You may give them your love but not your thoughts,
For they have their own thoughts.
You may house their bodies but not their souls,
For their souls dwell in the house of tomorrow,
which you cannot visit, not even in your dreams.
You may strive to be like them,
but seek not to make them like you.
For life goes not backward nor tarries with yesterday.”
That poem speaks wonderfully about the transition that we must make as parents. After your children are grown, you and your spouse will continue your life and learn about each other again. I’m sure some of you may have not gotten totally wrapped up in your children but still may have maintained that special couple relationship. Even so, life changes as kids enter college and begin their own journey.
So here are some things you might do to get in that loving feeling again and see each other as lifelong partners:
1. Make a date with each other. Hold hands. Find a place to rediscover each other again. Perhaps you have a favorite park, where you can walk the dogs each day. While you walk, ask each other questions about your dreams, goals and needs.
2. While sitting in nature, away from the TV and computer, look at each other and try to remember what you felt when you each said “I do.”

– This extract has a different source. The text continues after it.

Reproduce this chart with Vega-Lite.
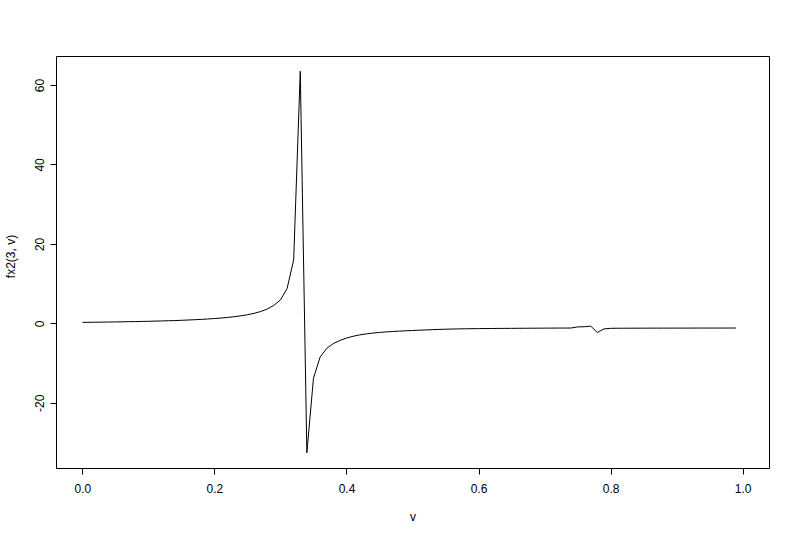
{
  "$schema": "https://vega.github.io/schema/vega-lite/v6.json",
  "width": 713,
  "height": 412,
  "autosize": {"type": "none"},
  "padding": {"left": 56, "top": 56, "right": 31, "bottom": 69},
  "background": "white",
  "config": {
    "font": "Liberation Sans",
    "view": {"stroke": "#000000", "strokeWidth": 1},
    "axis": {
      "domain": false,
      "grid": false,
      "tickColor": "#000000",
      "tickSize": 6,
      "tickWidth": 1,
      "labelColor": "#000000",
      "labelFont": "Liberation Sans",
      "labelFontSize": 12,
      "titleFont": "Liberation Sans",
      "titleFontSize": 12,
      "titleFontWeight": "normal",
      "titleColor": "#000000"
    }
  },
  "data": {
    "values": [
      {"v": 0.00, "y": 0.25}, {"v": 0.01, "y": 0.27}, {"v": 0.02, "y": 0.29}, {"v": 0.03, "y": 0.31},
      {"v": 0.04, "y": 0.34}, {"v": 0.05, "y": 0.36}, {"v": 0.06, "y": 0.39}, {"v": 0.07, "y": 0.42},
      {"v": 0.08, "y": 0.45}, {"v": 0.09, "y": 0.49}, {"v": 0.10, "y": 0.52}, {"v": 0.11, "y": 0.57},
      {"v": 0.12, "y": 0.61}, {"v": 0.13, "y": 0.66}, {"v": 0.14, "y": 0.71}, {"v": 0.15, "y": 0.77},
      {"v": 0.16, "y": 0.84}, {"v": 0.17, "y": 0.92}, {"v": 0.18, "y": 1.00}, {"v": 0.19, "y": 1.10},
      {"v": 0.20, "y": 1.21}, {"v": 0.21, "y": 1.34}, {"v": 0.22, "y": 1.49}, {"v": 0.23, "y": 1.68},
      {"v": 0.24, "y": 1.90}, {"v": 0.25, "y": 2.17}, {"v": 0.26, "y": 2.52}, {"v": 0.27, "y": 2.98},
      {"v": 0.28, "y": 3.61}, {"v": 0.29, "y": 4.54}, {"v": 0.30, "y": 5.9}, {"v": 0.31, "y": 8.75},
      {"v": 0.32, "y": 16.0}, {"v": 0.33, "y": 63.45}, {"v": 0.34, "y": -32.56}, {"v": 0.35, "y": -13.8},
      {"v": 0.36, "y": -8.5}, {"v": 0.37, "y": -6.3}, {"v": 0.38, "y": -5.1}, {"v": 0.39, "y": -4.3},
      {"v": 0.40, "y": -3.7}, {"v": 0.41, "y": -3.25}, {"v": 0.42, "y": -2.9}, {"v": 0.43, "y": -2.65},
      {"v": 0.44, "y": -2.45}, {"v": 0.45, "y": -2.28}, {"v": 0.46, "y": -2.15}, {"v": 0.47, "y": -2.05},
      {"v": 0.48, "y": -1.95}, {"v": 0.49, "y": -1.87}, {"v": 0.50, "y": -1.80}, {"v": 0.51, "y": -1.72},
      {"v": 0.52, "y": -1.65}, {"v": 0.53, "y": -1.58}, {"v": 0.54, "y": -1.52}, {"v": 0.55, "y": -1.47},
      {"v": 0.56, "y": -1.43}, {"v": 0.57, "y": -1.39}, {"v": 0.58, "y": -1.36}, {"v": 0.59, "y": -1.34},
      {"v": 0.60, "y": -1.32}, {"v": 0.61, "y": -1.30}, {"v": 0.62, "y": -1.29}, {"v": 0.63, "y": -1.27},
      {"v": 0.64, "y": -1.26}, {"v": 0.65, "y": -1.25}, {"v": 0.66, "y": -1.24}, {"v": 0.67, "y": -1.23},
      {"v": 0.68, "y": -1.22}, {"v": 0.69, "y": -1.21}, {"v": 0.70, "y": -1.20}, {"v": 0.71, "y": -1.19},
      {"v": 0.72, "y": -1.18}, {"v": 0.73, "y": -1.18}, {"v": 0.74, "y": -1.17}, {"v": 0.75, "y": -0.9},
      {"v": 0.76, "y": -0.85}, {"v": 0.77, "y": -0.7}, {"v": 0.78, "y": -2.3}, {"v": 0.79, "y": -1.4},
      {"v": 0.80, "y": -1.25}, {"v": 0.81, "y": -1.23}, {"v": 0.82, "y": -1.22}, {"v": 0.83, "y": -1.22},
      {"v": 0.84, "y": -1.21}, {"v": 0.85, "y": -1.21}, {"v": 0.86, "y": -1.20}, {"v": 0.87, "y": -1.20},
      {"v": 0.88, "y": -1.20}, {"v": 0.89, "y": -1.19}, {"v": 0.90, "y": -1.19}, {"v": 0.91, "y": -1.19},
      {"v": 0.92, "y": -1.19}, {"v": 0.93, "y": -1.18}, {"v": 0.94, "y": -1.18}, {"v": 0.95, "y": -1.18},
      {"v": 0.96, "y": -1.18}, {"v": 0.97, "y": -1.18}, {"v": 0.98, "y": -1.17}, {"v": 0.99, "y": -1.17}
    ]
  },
  "mark": {"type": "line", "color": "#000000", "strokeWidth": 1, "clip": true},
  "encoding": {
    "x": {
      "field": "v",
      "type": "quantitative",
      "scale": {"domain": [-0.04, 1.04], "nice": false, "zero": false},
      "axis": {
        "values": [0, 0.2, 0.4, 0.6, 0.8, 1.0],
        "format": ".1f",
        "labelPadding": 9.5,
        "labelBaseline": "top",
        "labelFlush": false,
        "title": "v",
        "titleBaseline": "alphabetic",
        "titleX": 356.5,
        "titleY": 52,
        "titleAlign": "center"
      }
    },
    "y": {
      "field": "y",
      "type": "quantitative",
      "scale": {"domain": [-36.40, 67.29], "nice": false, "zero": false},
      "axis": {
        "values": [-20, 0, 20, 40, 60],
        "labelExpr": "datum.value < 0 ? '-' + abs(datum.value) : '' + datum.value",
        "labelAngle": -90,
        "labelAlign": "center",
        "labelBaseline": "bottom",
        "labelPadding": 4,
        "labelFlush": false,
        "title": "fx2(3, v)",
        "titleAngle": -90,
        "titleAlign": "center",
        "titleBaseline": "middle",
        "titleX": -46,
        "titleY": 200
      }
    }
  }
}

3. Commit to spending time together and interacting in some hobby or activity. Summertime is a great time to take advantage local festivals and farmers markets, go swimming, take a bike ride together or just enjoying some ice cream on the porch. In winter, catch a movie,make a snowman together or challenge each other to a good indoor board game like Yahtzee or Chess.
4. Be intimate more often. Touch each other and share some secrets that you might not have shared before.
5. Make a vision board just about the two of you. What do you see yourselves doing in the next five years?
6. If there are other kids still home, enjoy them and begin the process of preparing for their eventual college years.
7. Visit the college and spend some time getting to know your child’s new lifestyle. This will help in conversation and understanding of his or her new journey.
8. Do you recall the things you might have had to put aside while the kids were home? Get out that list and start doing those things.
9. Travel, vacation and discover new local sites you may have never seen.
10. Create a Supper Club or other group with other “empty nesters” to restart your social life.
But the most important idea is this: Commit to growing old together and weathering any storms that may come your way. Learn to be a couple again. Find those feelings that brought you together all those years ago and make each other a priority.
What things have you found that worked after the kids left home? How has life changed and in what ways is it better?